I’m also reminded of this story someone sent me recently:

The local news station was interviewing an 84-year old lady because she had just gotten married - for the fourth time – having survived her three earlier husbands. The interviewer asked her questions about her life, about what it felt like to be married again at 84, and then about her new husband's occupation. "He's a funeral director," she answered. "Interesting,” the interviewer thought. He then asked her if she wouldn't mind telling him about her first three husbands and what they had done for a living. She paused for a few moments to reflect on all those years.
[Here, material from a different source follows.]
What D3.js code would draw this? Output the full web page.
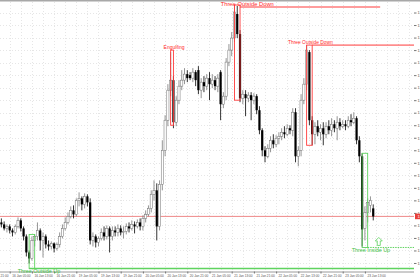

After a short time a smile came to her face and she answered proudly, explaining that she first married a banker when she was in her early 20's, then a circus ringmaster when she was in her 40's, later on a preacher when in her 60's, and now, in her 80's, a funeral director. The interviewer looked at her in astonishment, and asked why she had married four men with such diverse careers. "Easy son," she smiled. "I married one for the money... two for the show... three to get ready... and four to go!"

Sisters and brothers, the Spirit of the Lord is already blowing upon the waters, eager to rescue us. How ready are we to go?